Begin at the first line and end at the line containing "var aggregates = d3.range(1, 110);". Extract exactly those lines.

» Supplied material
══════
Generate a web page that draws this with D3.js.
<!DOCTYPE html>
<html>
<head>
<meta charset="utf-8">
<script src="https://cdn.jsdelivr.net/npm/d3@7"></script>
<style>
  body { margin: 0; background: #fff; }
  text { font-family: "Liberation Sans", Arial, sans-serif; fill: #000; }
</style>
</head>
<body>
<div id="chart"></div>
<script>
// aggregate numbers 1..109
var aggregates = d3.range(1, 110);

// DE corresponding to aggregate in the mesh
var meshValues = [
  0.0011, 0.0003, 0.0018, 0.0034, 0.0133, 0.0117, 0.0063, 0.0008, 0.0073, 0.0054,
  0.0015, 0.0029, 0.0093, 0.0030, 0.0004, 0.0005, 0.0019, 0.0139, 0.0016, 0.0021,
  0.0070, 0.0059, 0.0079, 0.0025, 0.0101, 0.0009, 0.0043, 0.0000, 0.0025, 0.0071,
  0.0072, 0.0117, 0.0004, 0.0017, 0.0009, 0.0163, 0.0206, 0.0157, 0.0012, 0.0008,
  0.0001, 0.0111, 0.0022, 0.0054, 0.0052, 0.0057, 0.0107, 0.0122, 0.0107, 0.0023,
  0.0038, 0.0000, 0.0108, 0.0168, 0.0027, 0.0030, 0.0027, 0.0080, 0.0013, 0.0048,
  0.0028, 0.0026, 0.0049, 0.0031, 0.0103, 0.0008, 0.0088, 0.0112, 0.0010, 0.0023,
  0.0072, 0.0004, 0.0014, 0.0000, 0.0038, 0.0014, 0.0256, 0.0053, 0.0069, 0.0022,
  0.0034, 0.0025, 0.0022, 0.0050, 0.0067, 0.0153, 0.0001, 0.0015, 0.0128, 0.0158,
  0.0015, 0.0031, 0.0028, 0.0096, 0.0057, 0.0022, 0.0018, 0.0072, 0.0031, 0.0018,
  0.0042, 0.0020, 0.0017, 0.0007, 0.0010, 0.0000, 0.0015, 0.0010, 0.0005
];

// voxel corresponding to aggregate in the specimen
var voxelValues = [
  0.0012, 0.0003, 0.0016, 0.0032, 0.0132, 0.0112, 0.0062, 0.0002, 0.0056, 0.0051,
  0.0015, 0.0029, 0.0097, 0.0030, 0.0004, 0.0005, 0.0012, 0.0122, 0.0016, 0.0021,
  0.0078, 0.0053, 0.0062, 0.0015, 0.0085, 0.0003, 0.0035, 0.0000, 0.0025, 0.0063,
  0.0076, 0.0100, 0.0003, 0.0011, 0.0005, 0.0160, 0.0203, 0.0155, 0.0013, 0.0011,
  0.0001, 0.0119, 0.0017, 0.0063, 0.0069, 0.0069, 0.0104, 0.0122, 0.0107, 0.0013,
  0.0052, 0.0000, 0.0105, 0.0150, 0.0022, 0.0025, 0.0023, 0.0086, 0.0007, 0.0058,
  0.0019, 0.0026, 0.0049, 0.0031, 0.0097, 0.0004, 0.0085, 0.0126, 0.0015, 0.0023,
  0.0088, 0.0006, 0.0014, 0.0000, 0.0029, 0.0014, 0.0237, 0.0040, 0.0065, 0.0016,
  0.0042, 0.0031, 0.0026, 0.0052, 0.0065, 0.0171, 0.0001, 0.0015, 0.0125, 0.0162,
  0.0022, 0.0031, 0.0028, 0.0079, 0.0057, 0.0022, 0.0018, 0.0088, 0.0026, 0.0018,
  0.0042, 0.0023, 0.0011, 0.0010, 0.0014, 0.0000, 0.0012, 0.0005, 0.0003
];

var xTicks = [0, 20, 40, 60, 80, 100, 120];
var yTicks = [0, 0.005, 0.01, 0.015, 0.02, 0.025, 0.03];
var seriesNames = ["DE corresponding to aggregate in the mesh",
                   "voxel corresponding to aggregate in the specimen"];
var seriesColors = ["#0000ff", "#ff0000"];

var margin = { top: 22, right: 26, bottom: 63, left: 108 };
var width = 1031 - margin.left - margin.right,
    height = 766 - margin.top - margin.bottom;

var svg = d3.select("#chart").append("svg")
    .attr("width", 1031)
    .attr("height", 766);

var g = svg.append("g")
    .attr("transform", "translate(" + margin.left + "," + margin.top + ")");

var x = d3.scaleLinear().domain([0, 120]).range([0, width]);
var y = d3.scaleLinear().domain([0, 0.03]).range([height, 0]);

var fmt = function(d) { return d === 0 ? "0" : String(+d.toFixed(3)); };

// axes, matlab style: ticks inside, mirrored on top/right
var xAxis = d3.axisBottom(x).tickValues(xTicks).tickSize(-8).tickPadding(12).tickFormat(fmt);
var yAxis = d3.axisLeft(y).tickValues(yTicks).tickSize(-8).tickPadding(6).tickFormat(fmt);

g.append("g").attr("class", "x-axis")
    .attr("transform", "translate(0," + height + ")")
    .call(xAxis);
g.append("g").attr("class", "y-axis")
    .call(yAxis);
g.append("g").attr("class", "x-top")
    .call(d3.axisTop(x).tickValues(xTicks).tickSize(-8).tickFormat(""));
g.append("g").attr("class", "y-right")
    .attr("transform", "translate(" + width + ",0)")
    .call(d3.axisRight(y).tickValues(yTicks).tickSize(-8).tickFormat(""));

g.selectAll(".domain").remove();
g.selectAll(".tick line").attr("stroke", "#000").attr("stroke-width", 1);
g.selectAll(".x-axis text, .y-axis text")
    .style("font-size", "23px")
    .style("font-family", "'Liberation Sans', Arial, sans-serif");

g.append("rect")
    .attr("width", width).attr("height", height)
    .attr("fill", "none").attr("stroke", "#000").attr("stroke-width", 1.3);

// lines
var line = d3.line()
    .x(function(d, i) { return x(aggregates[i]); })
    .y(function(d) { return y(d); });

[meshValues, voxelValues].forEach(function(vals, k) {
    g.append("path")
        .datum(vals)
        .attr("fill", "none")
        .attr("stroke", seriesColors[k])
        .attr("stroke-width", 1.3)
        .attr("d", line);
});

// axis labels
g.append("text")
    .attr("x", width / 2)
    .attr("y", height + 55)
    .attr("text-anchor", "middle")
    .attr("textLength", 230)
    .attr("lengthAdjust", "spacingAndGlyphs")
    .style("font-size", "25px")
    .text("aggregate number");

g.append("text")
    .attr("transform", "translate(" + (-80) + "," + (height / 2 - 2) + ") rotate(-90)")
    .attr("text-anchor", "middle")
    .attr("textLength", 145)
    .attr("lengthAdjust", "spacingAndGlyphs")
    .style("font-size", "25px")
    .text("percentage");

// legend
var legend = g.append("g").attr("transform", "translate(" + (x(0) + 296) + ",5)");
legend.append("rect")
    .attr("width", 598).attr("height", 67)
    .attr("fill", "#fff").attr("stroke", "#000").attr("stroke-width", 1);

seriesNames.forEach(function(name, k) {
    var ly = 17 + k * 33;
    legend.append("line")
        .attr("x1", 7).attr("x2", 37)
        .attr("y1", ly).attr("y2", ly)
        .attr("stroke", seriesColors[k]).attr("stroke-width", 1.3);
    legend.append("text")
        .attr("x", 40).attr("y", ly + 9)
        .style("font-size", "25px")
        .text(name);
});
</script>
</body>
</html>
══════
» Result for this task
Generate a web page that draws this with D3.js.
<!DOCTYPE html>
<html>
<head>
<meta charset="utf-8">
<script src="https://cdn.jsdelivr.net/npm/d3@7"></script>
<style>
  body { margin: 0; background: #fff; }
  text { font-family: "Liberation Sans", Arial, sans-serif; fill: #000; }
</style>
</head>
<body>
<div id="chart"></div>
<script>
// aggregate numbers 1..109
var aggregates = d3.range(1, 110);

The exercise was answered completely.